B.C. healthcare leader Dr. Bonnie Henry recently announced that she directed businesses to collect and store personal information — gleaned from credit cards and loyalty programs — to assist with contact-tracing efforts in the province.
“What we have said is that is our advice…and we're not going to access that information unless it's absolutely necessary,” said Henry “…for example, we can get access to things like credit card information or people's loyalty card information from a grocery store when we've had outbreaks.”
The revelation came as a surprise to the executive director of the B.C. Civil Liberties Association, Harsh Walia, who vociferated her concerns: “I would be very interested in hearing more about how that’s being used and what those specific standards were in place and what the guidelines are.”
Perceptions Are Everything
When brands operating loyalty programs have custody over highly sensitive information like personally identifiable information (PII), there is a convention of trust formed between program administrators and their customers. In an environment of goodwill, transparency, and responsibility, many customers are more than comfortable relinquishing their personal data. While 79% of consumers will leave a brand if their personal data is used without their knowledge, up to 99% of customers would be willing to share this same data provided permission and personalization is clearly emphasized.
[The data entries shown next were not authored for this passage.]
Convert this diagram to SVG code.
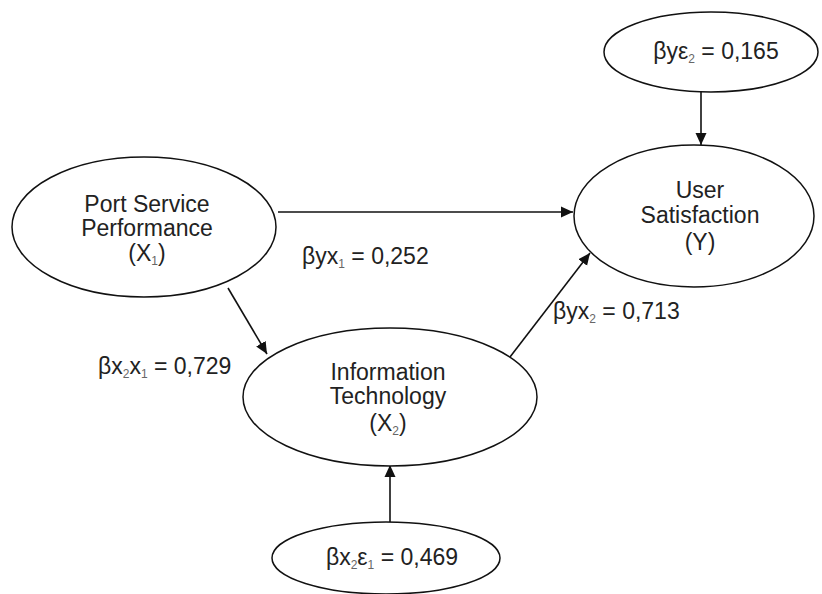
<svg xmlns="http://www.w3.org/2000/svg" width="822" height="594" viewBox="0 0 822 594">
<style>
.n{fill:#fff;stroke:#111;stroke-width:1.5}
.t{font-family:"Liberation Sans",Arial,sans-serif;font-size:23px;fill:#222;text-anchor:middle}
.l{font-family:"Liberation Sans",Arial,sans-serif;font-size:23px;fill:#222}
.s{font-size:12px;fill:#666}
.c{stroke:#111;stroke-width:1.6;fill:none;marker-end:url(#ah)}
</style>
<defs>
<marker id="ah" viewBox="0 0 12 12" refX="12" refY="6" markerWidth="12" markerHeight="12" markerUnits="userSpaceOnUse" orient="auto">
<path d="M0,0.5 L12,6 L0,11.5 z" fill="#111"/>
</marker>
</defs>
<g id="connectors">
<line class="c" x1="701" y1="92" x2="701" y2="145"/>
<line class="c" x1="278" y1="212" x2="573" y2="212"/>
<line class="c" x1="228" y1="288" x2="267" y2="354"/>
<line class="c" x1="510" y1="357" x2="590" y2="253"/>
<line class="c" x1="390" y1="522" x2="390" y2="465"/>
</g>
<g id="port-service">
<ellipse class="n" cx="144" cy="227" rx="132" ry="70"/>
<text class="t" x="147" y="212">Port Service</text>
<text class="t" x="147" y="236">Performance</text>
<text class="t" x="147" y="261">(X<tspan class="s" dy="4">1</tspan><tspan dy="-4">)</tspan></text>
</g>
<g id="user-satisfaction">
<ellipse class="n" cx="694" cy="216" rx="120" ry="71"/>
<text class="t" x="700" y="198">User</text>
<text class="t" x="700" y="223">Satisfaction</text>
<text class="t" x="700" y="250">(Y)</text>
</g>
<g id="error-y">
<ellipse class="n" cx="711" cy="52" rx="107" ry="40"/>
<text class="t" x="716" y="59">βyε<tspan class="s" dy="4">2</tspan><tspan dy="-4"> = 0,165</tspan></text>
</g>
<g id="information-technology">
<ellipse class="n" cx="390" cy="397" rx="147" ry="69"/>
<text class="t" x="388" y="380">Information</text>
<text class="t" x="388" y="404">Technology</text>
<text class="t" x="388" y="431">(X<tspan class="s" dy="4">2</tspan><tspan dy="-4">)</tspan></text>
</g>
<g id="error-x2">
<ellipse class="n" cx="386" cy="558" rx="114" ry="36"/>
<text class="t" x="392" y="565">βx<tspan class="s" dy="4">2</tspan><tspan dy="-4">ε</tspan><tspan class="s" dy="4">1</tspan><tspan dy="-4"> = 0,469</tspan></text>
</g>
<g id="labels">
<text class="l" x="302" y="264">βyx<tspan class="s" dy="4">1</tspan><tspan dy="-4"> = 0,252</tspan></text>
<text class="l" x="553" y="319">βyx<tspan class="s" dy="4">2</tspan><tspan dy="-4"> = 0,713</tspan></text>
<text class="l" x="98" y="374">βx<tspan class="s" dy="4">2</tspan><tspan dy="-4">x</tspan><tspan class="s" dy="4">1</tspan><tspan dy="-4"> = 0,729</tspan></text>
</g>
</svg>
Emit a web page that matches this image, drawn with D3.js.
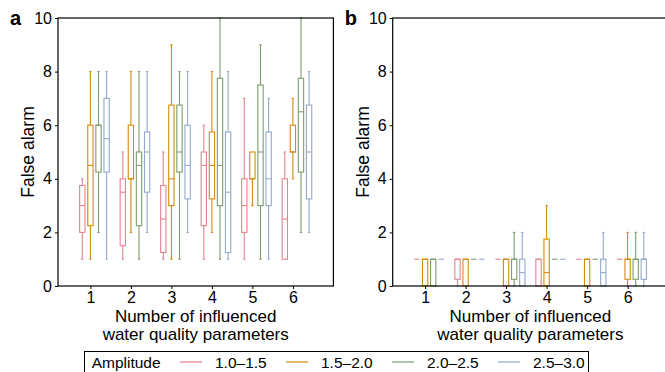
<!DOCTYPE html>
<html><head><meta charset="utf-8">
<script src="https://cdn.jsdelivr.net/npm/d3@7"></script>
<style>body{margin:0;background:#fff}svg{display:block;font-family:"Liberation Sans",Arial,sans-serif}</style>
</head><body>
<script>
// Categories and series
const categories = [1, 2, 3, 4, 5, 6];
const amplitudes = ["1.0–1.5", "1.5–2.0", "2.0–2.5", "2.5–3.0"];
const colors = ["#e3848f", "#d18b12", "#7d9c6b", "#92a9cb"];
const yTicks = [0, 2, 4, 6, 8, 10];
// Box stats per category: [whiskerLow, q1, median, q3, whiskerHigh]
// Panel a
const a_amp1 = [[1,2,3,3.75,4],[1,1.5,3.5,4,5],[1,1.25,2.5,3.75,5],[1,2.25,4.5,5,6],[1,2,3,4,7],[1,1,2.5,4,5]];
const a_amp2 = [[1,2.25,4.5,6,8],[2,4,4,6,8],[1,3,4,6.75,9],[2,3.25,4.5,5.75,8],[3,4,4,5,5],[4,5,5,6,7]];
const a_amp3 = [[2,4.25,6,6,8],[1,2.25,4.5,5,8],[1,4.25,5,6.75,8],[1,3,4.5,7.75,10],[1,3,5,7.5,9],[2,4.25,6.5,7.75,10]];
const a_amp4 = [[1,4.25,5.5,7,8],[2,3.5,5,5.75,8],[2,3.25,4.5,6,8],[1,1.25,3.5,5.75,8],[1,3,4,5.75,7],[2,3.25,5,6.75,8]];
// Panel b
const b_amp1 = [[1,1,1,1,1],[0,0.25,1,1,1],[1,1,1,1,1],[0,0,1,1,1],[1,1,1,1,1],[1,1,1,1,1]];
const b_amp2 = [[0,0,1,1,1],[0,0,1,1,1],[0,0,1,1,1],[0,0,0.5,1.75,3],[0,0,1,1,1],[0,0.25,1,1,2]];
const b_amp3 = [[0,0,1,1,1],[1,1,1,1,1],[0,0.25,1,1,2],[1,1,1,1,1],[1,1,1,1,1],[0,0.25,1,1,2]];
const b_amp4 = [[1,1,1,1,1],[1,1,1,1,1],[0,0,0.5,1,2],[1,1,1,1,1],[0,0,0.5,1,2],[0,0.25,1,1,2]];
const hueOffsets = [-0.2, 0, 0.2, 0.4];

const W = 665, H = 372;
const svg = d3.select("body").append("svg").attr("width", W).attr("height", H);

const y = d3.scaleLinear().domain([0, 10]).range([286, 18]);

function panel(left, series, letter) {
  const x = d3.scaleLinear().domain([0.2, 7.0]).range([left, left + 275.4]);
  const g = svg.append("g");
  const bw = 5.3;
  series.forEach((s, si) => {
    s.forEach((d, ci) => {
      const cx = x(categories[ci] + hueOffsets[si]);
      const col = colors[si];
      const [lo, q1, med, q3, hi] = d;
      const gg = g.append("g").attr("stroke", col).attr("stroke-width", 1.1).attr("fill", "none");
      if (hi > q3) {
        gg.append("line").attr("x1", cx).attr("x2", cx).attr("y1", y(q3)).attr("y2", y(hi));
        gg.append("line").attr("x1", cx - 1.2).attr("x2", cx + 1.2).attr("y1", y(hi)).attr("y2", y(hi));
      }
      if (lo < q1) {
        gg.append("line").attr("x1", cx).attr("x2", cx).attr("y1", y(q1)).attr("y2", y(lo));
        gg.append("line").attr("x1", cx - 1.2).attr("x2", cx + 1.2).attr("y1", y(lo)).attr("y2", y(lo));
      }
      gg.append("rect").attr("x", cx - bw / 2).attr("y", y(q3)).attr("width", bw)
        .attr("height", Math.max(0, y(q1) - y(q3))).attr("fill", q3 > q1 ? "#fff" : "none");
      gg.append("line").attr("x1", cx - bw / 2).attr("x2", cx + bw / 2).attr("y1", y(med)).attr("y2", y(med));
    });
  });
  // frame
  const right = left + 275.4;
  g.append("rect").attr("x", left).attr("y", 18).attr("width", right - left).attr("height", 268)
    .attr("fill", "none").attr("stroke", "#000").attr("stroke-width", 1.2);
  const ya = g.append("g").attr("transform", `translate(${left},0)`)
    .call(d3.axisLeft(y).tickValues(yTicks).tickSize(3).tickPadding(3));
  ya.select(".domain").remove();
  ya.selectAll("text").attr("font-size", 16).attr("fill", "#000").attr("font-family", "Liberation Sans, Arial, sans-serif");
  const xa = g.append("g").attr("transform", "translate(0,286)")
    .call(d3.axisBottom(x).tickValues(categories).tickFormat(d3.format("d")).tickSize(3).tickPadding(3));
  xa.select(".domain").remove();
  xa.selectAll("text").attr("font-size", 16).attr("fill", "#000").attr("font-family", "Liberation Sans, Arial, sans-serif");
  // titles
  g.append("text").attr("transform", `translate(${left - 30},152) rotate(-90)`).attr("text-anchor", "middle")
    .attr("dominant-baseline", "central").attr("font-size", 17.5).text("False alarm");
  const cx = (left + right) / 2;
  g.append("text").attr("x", cx).attr("y", 322).attr("text-anchor", "middle").attr("font-size", 17).text("Number of influenced");
  g.append("text").attr("x", cx).attr("y", 339.5).attr("text-anchor", "middle").attr("font-size", 17).text("water quality parameters");
  g.append("text").attr("x", left - 48).attr("y", 25).attr("font-size", 20).attr("font-weight", "bold").text(letter);
}

panel(58, [a_amp1, a_amp2, a_amp3, a_amp4], "a");
panel(392.7, [b_amp1, b_amp2, b_amp3, b_amp4], "b");

// legend
const lg = svg.append("g");
lg.append("rect").attr("x", 84.5).attr("y", 351.5).attr("width", 504).attr("height", 30)
  .attr("fill", "none").attr("stroke", "#000").attr("stroke-width", 1);
lg.append("text").attr("x", 91.7).attr("y", 367.5).attr("font-size", 15.5).text("Amplitude");
amplitudes.forEach((a, i) => {
  const x0 = 180 + i * 106;
  lg.append("line").attr("x1", x0).attr("x2", x0 + 22).attr("y1", 362).attr("y2", 362)
    .attr("stroke", colors[i]).attr("stroke-width", 1.2);
  lg.append("text").attr("x", x0 + 35).attr("y", 367.5).attr("font-size", 15.5).text(a);
});
</script>
</body></html>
Dedicated Contact-Tracing Apps Lack Data Security
Loyalty and customer behavior penetration tactics are experimental methods of mining essential contact-tracing information like personal and location data. But many governments across the world are relying on other types of technology solutions to yield overarching insight into COVID-19 affected populations. The key tool for these efforts has been specialized apps installed onto mobile devices, providing officials visibility into outbreak incidence and a centralized resource for wide dissemination. The use of loyalty programs for COVID-19 insight, while an efficient source of data that already exists, is challenged by the fact that not all people will subscribe to any particular program, and the diversity of programs in the market complicate the consistency of any data that is made available.
But questions are being raised about the general state of security surrounding government tracking applications. Last month, a survey of 53 contact tracing apps available globally revealed that 25 per cent have no privacy policies and 57 per cent use GPS technology over Bluetooth, allowing a greater risk for users to be tracked physically on a map.
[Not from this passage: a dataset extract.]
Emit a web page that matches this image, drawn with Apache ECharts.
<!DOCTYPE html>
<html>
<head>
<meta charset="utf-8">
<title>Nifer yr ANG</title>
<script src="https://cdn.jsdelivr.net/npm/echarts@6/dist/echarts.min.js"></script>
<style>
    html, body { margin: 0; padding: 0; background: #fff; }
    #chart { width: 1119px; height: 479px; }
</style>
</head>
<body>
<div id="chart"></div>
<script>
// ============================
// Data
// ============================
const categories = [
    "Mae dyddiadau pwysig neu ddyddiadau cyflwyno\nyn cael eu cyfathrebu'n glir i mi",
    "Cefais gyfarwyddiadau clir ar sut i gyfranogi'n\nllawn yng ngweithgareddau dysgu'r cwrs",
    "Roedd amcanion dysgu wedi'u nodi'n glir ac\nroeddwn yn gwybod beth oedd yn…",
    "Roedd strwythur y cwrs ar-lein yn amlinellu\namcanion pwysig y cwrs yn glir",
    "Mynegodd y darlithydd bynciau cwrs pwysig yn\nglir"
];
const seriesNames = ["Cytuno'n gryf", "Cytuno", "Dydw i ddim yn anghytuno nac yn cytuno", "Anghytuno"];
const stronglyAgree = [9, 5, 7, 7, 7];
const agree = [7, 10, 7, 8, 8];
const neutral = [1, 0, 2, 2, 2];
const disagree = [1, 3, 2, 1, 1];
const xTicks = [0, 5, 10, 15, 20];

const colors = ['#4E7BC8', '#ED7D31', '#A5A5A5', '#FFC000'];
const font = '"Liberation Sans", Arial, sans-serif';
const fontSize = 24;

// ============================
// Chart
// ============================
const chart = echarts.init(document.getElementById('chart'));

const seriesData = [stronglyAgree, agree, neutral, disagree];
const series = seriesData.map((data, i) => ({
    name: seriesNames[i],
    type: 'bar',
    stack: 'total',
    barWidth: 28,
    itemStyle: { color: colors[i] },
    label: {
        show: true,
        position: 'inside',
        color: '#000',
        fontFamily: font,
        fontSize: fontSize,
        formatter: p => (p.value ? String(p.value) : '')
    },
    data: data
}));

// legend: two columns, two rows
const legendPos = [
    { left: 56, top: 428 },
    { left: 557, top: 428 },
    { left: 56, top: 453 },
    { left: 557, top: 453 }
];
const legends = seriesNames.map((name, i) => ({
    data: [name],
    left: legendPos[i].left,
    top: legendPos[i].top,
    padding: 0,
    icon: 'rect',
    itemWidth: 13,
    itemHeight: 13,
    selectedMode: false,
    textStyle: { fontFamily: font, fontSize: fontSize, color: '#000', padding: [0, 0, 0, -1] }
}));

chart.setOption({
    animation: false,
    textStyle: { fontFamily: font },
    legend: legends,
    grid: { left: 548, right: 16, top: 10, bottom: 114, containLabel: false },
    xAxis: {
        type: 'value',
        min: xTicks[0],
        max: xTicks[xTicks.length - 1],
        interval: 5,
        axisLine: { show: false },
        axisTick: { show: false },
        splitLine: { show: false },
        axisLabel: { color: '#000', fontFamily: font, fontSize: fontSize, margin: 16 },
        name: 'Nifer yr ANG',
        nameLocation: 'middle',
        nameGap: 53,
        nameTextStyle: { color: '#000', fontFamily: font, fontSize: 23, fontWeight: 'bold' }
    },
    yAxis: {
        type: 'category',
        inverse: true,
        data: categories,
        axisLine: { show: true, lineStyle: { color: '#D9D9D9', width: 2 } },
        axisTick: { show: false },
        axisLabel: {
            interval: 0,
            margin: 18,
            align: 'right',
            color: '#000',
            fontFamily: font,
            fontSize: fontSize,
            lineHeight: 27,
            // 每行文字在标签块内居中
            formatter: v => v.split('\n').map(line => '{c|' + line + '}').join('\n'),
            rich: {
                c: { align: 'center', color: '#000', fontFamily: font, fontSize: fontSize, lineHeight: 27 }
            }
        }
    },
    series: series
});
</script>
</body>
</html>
According to Samuel Woodhams, digital rights activist at U.K. firm Top10VPN, who spearheaded the research, this move towards government-instated surveillance is nothing new:
“A lot of what this pandemic has done is shown us the kind of surveillance capabilities that a lot of democratic countries have had for a very long time,” Woodhams said.
“It’s just that they're now being implemented in a way that a lot of people will find acceptable.”